Asado y caballos






















 
“Pero si queda en Beauchef”, le decía convencida y equivocadamente a mi pololo hasta que me explicó que el Club Hípico no es lo mismo que el Hipódromo Chile, pues este último queda en Renca. Tampoco entendía dónde se haría el asado de cumpleaños al que nos invitaron, así que ante una novedad pesqué mi cámara y nos subimos al auto. Después de equivocarnos dos veces en la entrada, la tercera era la vencida. “Chuta, hay que pagar”, me dijo buscando plata.
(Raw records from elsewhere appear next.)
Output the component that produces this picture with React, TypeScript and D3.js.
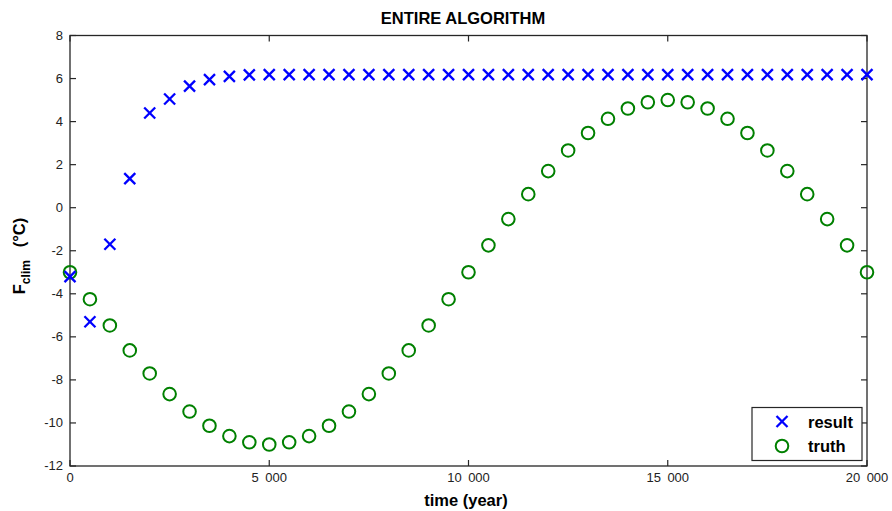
import React from "react";
import * as d3 from "d3";

const times = [
  0, 500, 1000, 1500, 2000, 2500, 3000, 3500, 4000, 4500, 5000, 5500, 6000, 6500, 7000, 7500, 8000,
  8500, 9000, 9500, 10000, 10500, 11000, 11500, 12000, 12500, 13000, 13500, 14000, 14500, 15000,
  15500, 16000, 16500, 17000, 17500, 18000, 18500, 19000, 19500, 20000,
];
const resultValues = [
  -3.2, -5.3, -1.7, 1.35, 4.4, 5.05, 5.65, 5.95, 6.1, 6.17, 6.18, 6.18, 6.18, 6.18, 6.18, 6.18, 6.18,
  6.18, 6.18, 6.18, 6.18, 6.18, 6.18, 6.18, 6.18, 6.18, 6.18, 6.18, 6.18, 6.18, 6.18, 6.18, 6.18,
  6.18, 6.18, 6.18, 6.18, 6.18, 6.18, 6.18, 6.18,
];
const truthValues = [
  -3, -4.25, -5.47, -6.63, -7.7, -8.66, -9.47, -10.13, -10.61, -10.9, -11, -10.9, -10.61, -10.13,
  -9.47, -8.66, -7.7, -6.63, -5.47, -4.25, -3, -1.75, -0.53, 0.63, 1.7, 2.66, 3.47, 4.13, 4.61, 4.9,
  5, 4.9, 4.61, 4.13, 3.47, 2.66, 1.7, 0.63, -0.53, -1.75, -3,
];
const xTicks = [0, 5000, 10000, 15000, 20000];
const xTickLabels = ["0", "5\u2002000", "10\u2002000", "15\u2002000", "20\u2002000"];
const yTicks = [-12, -10, -8, -6, -4, -2, 0, 2, 4, 6, 8];
const legendLabels = ["result", "truth"];

const W = 892;
const H = 511;
const L = 70, R = 867, T = 35.5, B = 466;
const FONT = "'Liberation Sans', Arial, Helvetica, sans-serif";
const AX = "#262626";

export default function App() {
  const x = d3.scaleLinear().domain([0, 20000]).range([L, R]);
  const y = d3.scaleLinear().domain([-12, 8]).range([B, T]);
  const tk = 6;
  const xs = 5.5;
  const cross = (cx: number, cy: number, key: string | number, sw = 2.3) => (
    <g key={key} stroke="#0000ff" strokeWidth={sw}>
      <line x1={cx - xs} y1={cy - xs} x2={cx + xs} y2={cy + xs} />
      <line x1={cx - xs} y1={cy + xs} x2={cx + xs} y2={cy - xs} />
    </g>
  );
  const lx0 = 752, ly0 = 407.5, lw = 110, lh = 53;
  return (
    <div style={{ position: "absolute", left: 0, top: 0, width: W, height: H }}>
      <svg width={W} height={H} style={{ display: "block", background: "#fff" }}>
        <rect x={0} y={0} width={W} height={H} fill="#fff" />
        <rect x={L} y={T} width={R - L} height={B - T} fill="none" stroke={AX} strokeWidth={1.3} />
        {xTicks.map((t, i) => (
          <g key={"xt" + i}>
            <line x1={x(t)} x2={x(t)} y1={B} y2={B - tk} stroke={AX} strokeWidth={1.2} />
            <line x1={x(t)} x2={x(t)} y1={T} y2={T + tk} stroke={AX} strokeWidth={1.2} />
            <text x={x(t)} y={482} textAnchor="middle" fontFamily={FONT} fontSize={13} fill="#222">
              {xTickLabels[i]}
            </text>
          </g>
        ))}
        {yTicks.map((t, i) => (
          <g key={"yt" + i}>
            <line x1={L} x2={L + tk} y1={y(t)} y2={y(t)} stroke={AX} strokeWidth={1.2} />
            <line x1={R} x2={R - tk} y1={y(t)} y2={y(t)} stroke={AX} strokeWidth={1.2} />
            <text x={63} y={y(t) + 4} textAnchor="end" fontFamily={FONT} fontSize={13} fill="#222">
              {t}
            </text>
          </g>
        ))}
        {times.map((t, i) => (
          <circle key={"c" + i} cx={x(t)} cy={y(truthValues[i])} r={6.3} fill="none" stroke="#008000" strokeWidth={2} />
        ))}
        {times.map((t, i) => cross(x(t), y(resultValues[i]), "r" + i))}
        <text x={463} y={24} textAnchor="middle" fontFamily={FONT} fontSize={16.5} fontWeight="bold" fill="#000">
          ENTIRE ALGORITHM
        </text>
        <text x={466} y={506} textAnchor="middle" fontFamily={FONT} fontSize={16.5} fontWeight="bold" fill="#000">
          time (year)
        </text>
        <text transform="translate(25,256) rotate(-90)" textAnchor="middle" fontFamily={FONT} fontSize={16.5} fontWeight="bold" fill="#000">
          F<tspan fontSize={12} dy={5}>clim</tspan>
          <tspan dy={-5}>{"\u2002\u00a0(\u00b0C)"}</tspan>
        </text>
        <rect x={lx0} y={ly0} width={lw} height={lh} fill="#fff" stroke={AX} strokeWidth={1.2} />
        {cross(782, 421.5, "lg")}
        <circle cx={782} cy={446} r={6.3} fill="none" stroke="#008000" strokeWidth={2} />
        <text x={808} y={428} fontFamily={FONT} fontSize={16.5} fontWeight="bold" fill="#000">
          {legendLabels[0]}
        </text>
        <text x={808} y={452} fontFamily={FONT} fontSize={16.5} fontWeight="bold" fill="#000">
          {legendLabels[1]}
        </text>
      </svg>
    </div>
  );
}
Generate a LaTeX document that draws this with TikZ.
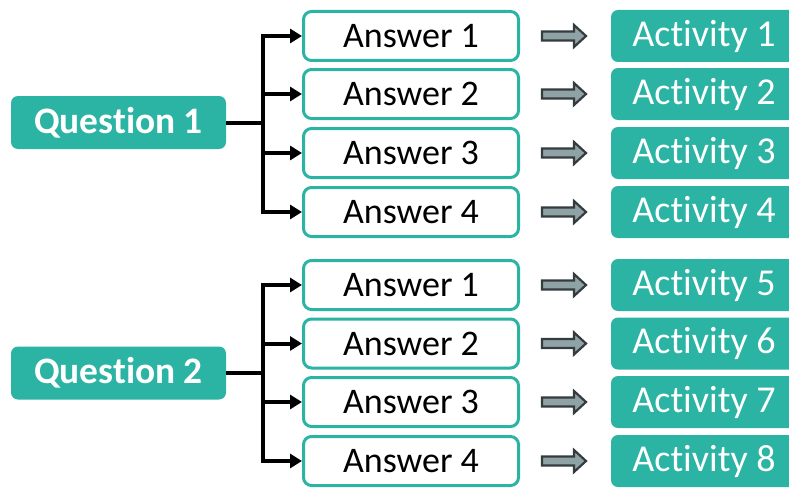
\documentclass[tikz,border=0pt]{standalone}
\usepackage{fontspec}
\setmainfont[RawFeature={-liga;-clig;-dlig;-calt}]{Carlito}
\usetikzlibrary{arrows.meta}
\definecolor{teal1}{HTML}{2BB3A3}
\definecolor{arrfill}{HTML}{8FA2A6}
\definecolor{arrline}{HTML}{343C3F}
\tikzset{
  qbox/.style={draw=none,fill=teal1,rounded corners=7pt,minimum width=215pt,minimum height=53pt,inner sep=0pt,text=white,font=\fontsize{37.4}{40}\selectfont\bfseries},
  abox/.style={draw=teal1,line width=3pt,fill=white,rounded corners=8pt,minimum width=215pt,minimum height=49pt,inner sep=0pt,text=black,font=\fontsize{36}{40}\selectfont},
  actbox/.style={fill=teal1,rounded corners=7pt,minimum width=186pt,minimum height=52pt,inner sep=0pt,text=white,font=\fontsize{38}{40}\selectfont},
  conn/.style={line width=4pt,black},
  tipconn/.style={conn,-{Triangle[length=12pt,width=14pt]}},
  blockarr/.pic={\draw[fill=arrfill,draw=arrline,line width=2.2pt,line join=miter]
     (-22,-4.5) -- (10,-4.5) -- (10,-11) -- (22,0) -- (10,11) -- (10,4.5) -- (-22,4.5) -- cycle;}
}
\begin{document}
\begin{tikzpicture}[x=1pt,y=-1pt]
\useasboundingbox (0,0) rectangle (789,487);
\node[qbox] (q1) at (118.5,122.5) {Question 1};
\node[qbox] (q2) at (118.5,373) {Question 2};
\foreach \i/\y in {1/36,2/94,3/153,4/212}{
  \node[abox] (a1\i) at (411,\y) {Answer \i};
}
\foreach \i/\y in {1/285,2/343.5,3/402,4/461}{
  \node[abox] (a2\i) at (411,\y) {Answer \i};
}
\foreach \n/\y in {1/36,2/94,3/153,4/212,5/285,6/343.5,7/402,8/461}{
  \node[actbox] (act\n) at (704,\y) {Act\kern0pt ivity \n};
  \pic at (564,\y) {blockarr};
}
\coordinate (j1) at (263,122.5);
\coordinate (j2) at (263,373);
\draw[conn] (q1.east) -- (j1);
\draw[conn] (q2.east) -- (j2);
\foreach \i in {1,2,3,4}{
  \draw[tipconn] (j1) |- (a1\i.west);
  \draw[tipconn] (j2) |- (a2\i.west);
}
\end{tikzpicture}
\end{document}
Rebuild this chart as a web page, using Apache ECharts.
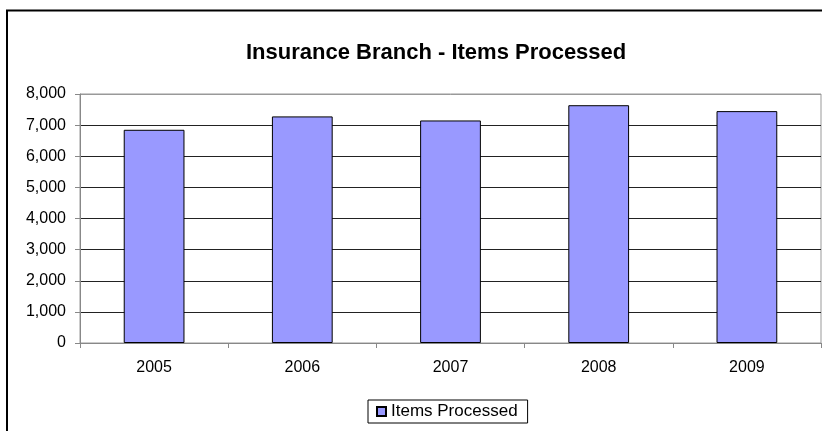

Nuestra entrada valía cien él, cien yo y otros cien pesos por el auto. Pagamos y seguimos el camino de tierra. Pasamos sobre la pista de carrera y lo entendimos todo: En el medio de la pista un día primaveral nos esperaba con quinchos, olor a fiestas patrias en octubre, niños jugando por todas partes y los no tan niños empinándose las botellas de cervezas. Cada familia agrupada bajo una malla de kiwi verde y disfrutando de la tarde sabatina. Encontramos nuestro cumpleaños y pese a no ser la temporada, nos esperaba un rico ponche de chirimoya. Estar ahí era como vivir en una fonda permanente, donde se vendía borgoña, terremotos y volantines.
“Va a empezar la carrera”, nos advirtieron, así que corrimos a la meta y nos sentamos en unas graderías como el resto de los interesados en ella. Nuestro puesto era el más popular, “el sector  gratis”, mientras que frente a nosotros otro público miraba la carrera desde unas lindas tribunas con butacas y zafando el calor con un techo donde de lejos se divisaba un pituco restaurant.   

Nunca he sido fanática de las apuestas y menos de las carreras, porque a mis padres no les gusta y principalmente porque no sé hacerlo. Sólo me divertí de ver a los caballos llegar, pero ¿quién ganó? Sepa moya, creo haberme fijado mucho más en lo levantado que tenían los jinetes sus pompas. Sin embargo, fue una buena tarde.